Thursday, July 28, 2011

WHO SAYS DUBLIN'S NOT HAUNTED?

My camera has run our of battery so I regret no photo this time.
Last Sunday afternoon I went for a long walk around where I live, particularly to The Bleeding Horse tavern in Camden Street. It is mentioned at least twice in Ulysses and they have quotes set in concrete at each entrance. A board outside advertised what was available and at the end was a note:- Writers'Night To-night 8 p.m.' so I walked in to the bar and asked about it. The barman was a pleasant young man with red hair and designer bristle.
"The writers come to-night to read their work, Any one can come'" and he showed me the space, unchanged since 1904 when James Joyce wrote about it. And at the back the very benches where Joyce and later Brendan Behan had sat.
Ï'll be here,'I promised myself and dashed home to the hostel to change, slacks and T shirt did not seem appropriate for meeting the ghosts of Joyce and Behan.
Shortly before 8p.m.I walked through the bar to the 'Writers'space' A notice hung on the railing 'This Space Reserved @ 8p.m. I ordered a glass of wine and waited, and waited, and waited. On the wall near the bar was a notice BEWARE OF PICKPOCKETS AND LOOSE WOMEN. I looked around the bar, full of little spaces, and stairways leading to balconies overlooking everything.The afternoon shift had gone, the bar staff flitted busily. I could not see my red headed friend anywhere. Finally qabout 8.25 I asked
a barman, probably Romanian, 'When will the writers night start?'
He looked bewildered, asked a rapid question of a more senior bartender.

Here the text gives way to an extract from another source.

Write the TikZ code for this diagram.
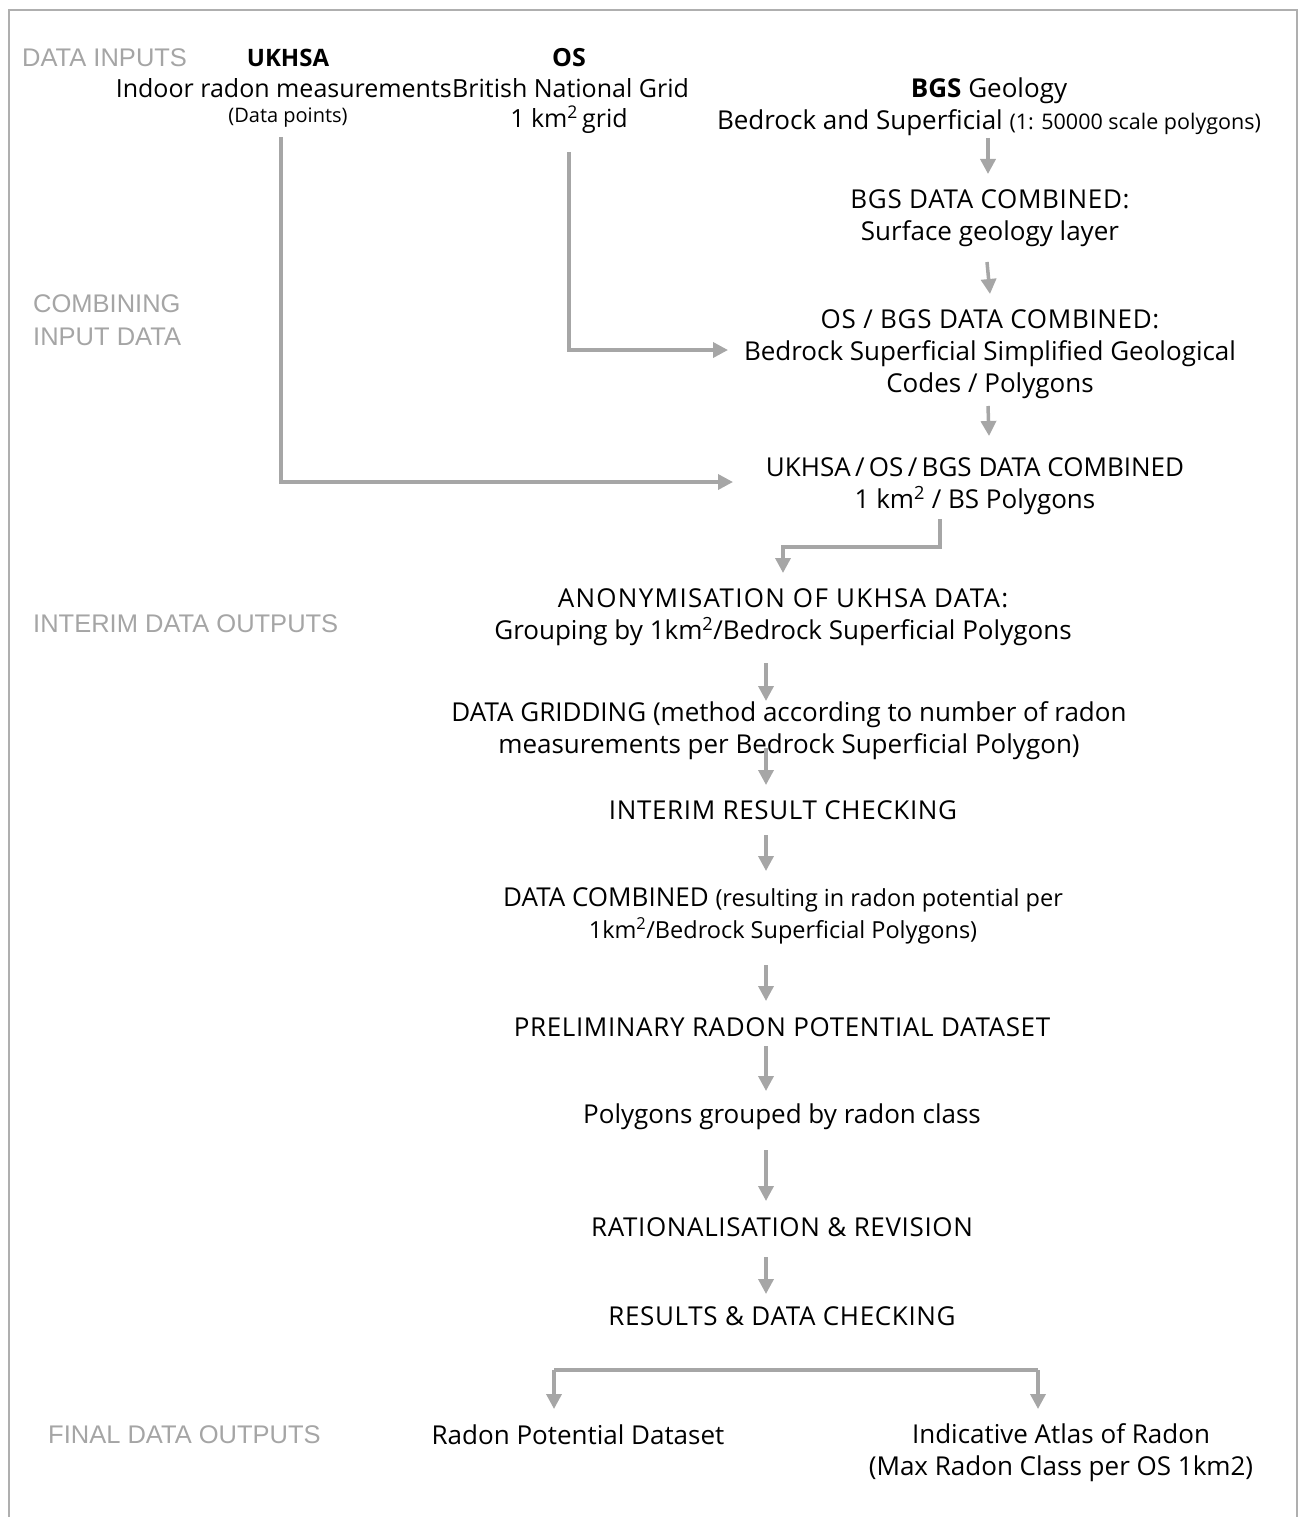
\documentclass[tikz,border=0pt]{standalone}
\usepackage{fontspec}
\setmainfont{Open Sans}
\newfontfamily\labfont{Liberation Sans}
\usetikzlibrary{arrows.meta}
\definecolor{linegray}{RGB}{166,166,166}
\definecolor{labgray}{RGB}{165,165,165}
\definecolor{framegray}{RGB}{175,175,175}
\tikzset{
  txt/.style={align=center, inner sep=0pt, font=\fontsize{25}{32}\selectfont, text=black},
  txtb/.style={align=center, inner sep=0pt, font=\fontsize{26}{32}\selectfont, text=black},
  lab/.style={align=left, inner sep=0pt, anchor=west, font=\labfont\fontsize{25.5}{33}\selectfont, text=labgray},
  arr/.style={draw=linegray, line width=3.5pt, -{Triangle[length=15pt,width=15pt]}},
  seg/.style={draw=linegray, line width=3.5pt},
}
\newcommand{\sm}[1]{{\fontsize{20}{32}\selectfont #1}}
\newcommand{\smb}[1]{{\fontsize{21.5}{32}\selectfont #1}}
\newcommand{\smm}[1]{{\fontsize{23.5}{32}\selectfont #1}}
\newcommand{\capsp}[1]{{\addfontfeature{LetterSpace=2.5}#1}}
\newcommand{\capspw}[1]{{\addfontfeature{LetterSpace=5}#1}}
\begin{document}
\begin{tikzpicture}[x=1pt,y=-1pt]
\useasboundingbox (0,0) rectangle (1306,1517);
% frame
\draw[framegray, line width=2.5pt] (9,1530) -- (9,10) -- (1297,10) -- (1297,1530);

% section labels
\node[lab] (l1) at (22,58) {DATA INPUTS};
\node[lab] (l2) at (33,320) {COMBINING\\INPUT DATA};
\node[lab] (l3) at (33,624) {INTERIM DATA OUTPUTS};
\node[lab] (l4) at (48,1435) {FINAL DATA OUTPUTS};

% inputs
\node[txt] (ukhsaT) at (288,58) {\fontsize{24}{32}\selectfont\textbf{UKHSA}};
\node[txt] (osT) at (569,58) {\textbf{OS}};
\node[txt, anchor=east] (ukhsa) at (452,88) {Indoor radon measurements};
\node[txt, anchor=west] (os) at (452,88) {British National Grid};
\node[txt] (ukhsaP) at (288,118) {\sm{(Data points)}};
\node[txt] (osG) at (569,120) {1 km\textsuperscript{2}\,grid};
\node[txtb] (bgs) at (989,107) {\textbf{BGS} Geology\\Bedrock and Superficial \smb{(1: 50000 scale polygons)}};

\node[txtb] (bgsc) at (990,218) {\capsp{BGS DATA COMBINED:}\\Surface geology layer};
\node[txtb] (osbgs) at (990,354) {\capsp{OS / BGS DATA COMBINED:}\\Bedrock Superficial Simplified Geological\\Codes / Polygons};
\node[txtb] (all) at (975,486) {UKHSA\,/\,OS\,/\,BGS DATA COMBINED\\1 km\textsuperscript{2} / BS Polygons};
\node[txtb] (anon) at (783,617) {\capspw{ANONYMISATION OF UKHSA DATA:}\\Grouping by 1km\textsuperscript{2}/Bedrock Superficial Polygons};
\node[txtb] (grid) at (789,731) {DATA GRIDDING (method according to number of radon\\measurements per Bedrock Superficial Polygon)};
\node[txtb] (check) at (783,810) {\capsp{INTERIM RESULT CHECKING}};
\node[txtb] (comb) at (783,916) {DATA COMBINED \smm{(resulting in radon potential per}\\\smm{1km\textsuperscript{2}/Bedrock Superficial Polygons)}};
\node[txtb] (prelim) at (782,1027) {\capsp{PRELIMINARY RADON POTENTIAL DATASET}};
\node[txtb] (poly) at (782,1117) {Polygons grouped by radon class};
\node[txtb] (rat) at (782,1227) {\capsp{RATIONALISATION \& REVISION}};
\node[txtb] (res) at (782,1316) {\capsp{RESULTS \& DATA CHECKING}};
\node[txtb] (rpd) at (578,1435) {Radon Potential Dataset};
\node[txtb] (atlas) at (1061,1453) {Indicative Atlas of Radon\\(Max Radon Class per OS 1km2)};

% connectors
\coordinate (c1a) at (988,138); \coordinate (c1b) at (988,174);
\draw[arr] (c1a) -- (c1b);
\coordinate (c2a) at (987,262); \coordinate (c2b) at (990,294);
\draw[arr] (c2a) -- (c2b);
\coordinate (c3a) at (988,406); \coordinate (c3b) at (989,436);
\draw[arr] (c3a) -- (c3b);
% OS to OS/BGS
\coordinate (osS) at (569,152); \coordinate (osE) at (728,350);
\draw[arr] (osS) |- (osE);
% UKHSA to all
\coordinate (ukS) at (281,137); \coordinate (ukE) at (733,482);
\draw[arr] (ukS) |- (ukE);
% all to anon
\coordinate (allS) at (940,519); \coordinate (allM) at (940,547); \coordinate (anonN) at (783,573);
\draw[arr] (allS) -- (allM) -| (anonN);
% vertical chain
\coordinate (d1a) at (766,663); \coordinate (d1b) at (766,701);
\draw[arr] (d1a) -- (d1b);
\coordinate (d2a) at (766,748); \coordinate (d2b) at (766,785);
\draw[arr] (d2a) -- (d2b);
\coordinate (d3a) at (766,835); \coordinate (d3b) at (766,871);
\draw[arr] (d3a) -- (d3b);
\coordinate (d4a) at (766,965); \coordinate (d4b) at (766,1001);
\draw[arr] (d4a) -- (d4b);
\coordinate (d5a) at (766,1046); \coordinate (d5b) at (766,1091);
\draw[arr] (d5a) -- (d5b);
\coordinate (d6a) at (766,1150); \coordinate (d6b) at (766,1201);
\draw[arr] (d6a) -- (d6b);
\coordinate (d7a) at (766,1257); \coordinate (d7b) at (766,1294);
\draw[arr] (d7a) -- (d7b);
% split
\coordinate (spL) at (554,1370); \coordinate (spR) at (1038,1370);
\coordinate (rpdN) at (554,1409); \coordinate (atlasN) at (1038,1409);
\draw[seg] (spL) -- (spR);
\draw[arr] (spL) -- (rpdN);
\draw[arr] (spR) -- (atlasN);
\end{tikzpicture}
\end{document}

Neither knew of a Writers'Night.
An Irishman came in and began setting up a sound system on the little dais which housed the benches Behan and Joyce had once sat on.
Writers'Night? He had never heard of a band called that.
So I came home and spent the rest of Sunday listening to an Australian motorbike fanatic from Perth and an Irishman called Brendon who rode a beautiful red Honda.
And I pass the Bleeding Horse every day when I walk into Camden Street, but I have not seen that red headed bar tender since.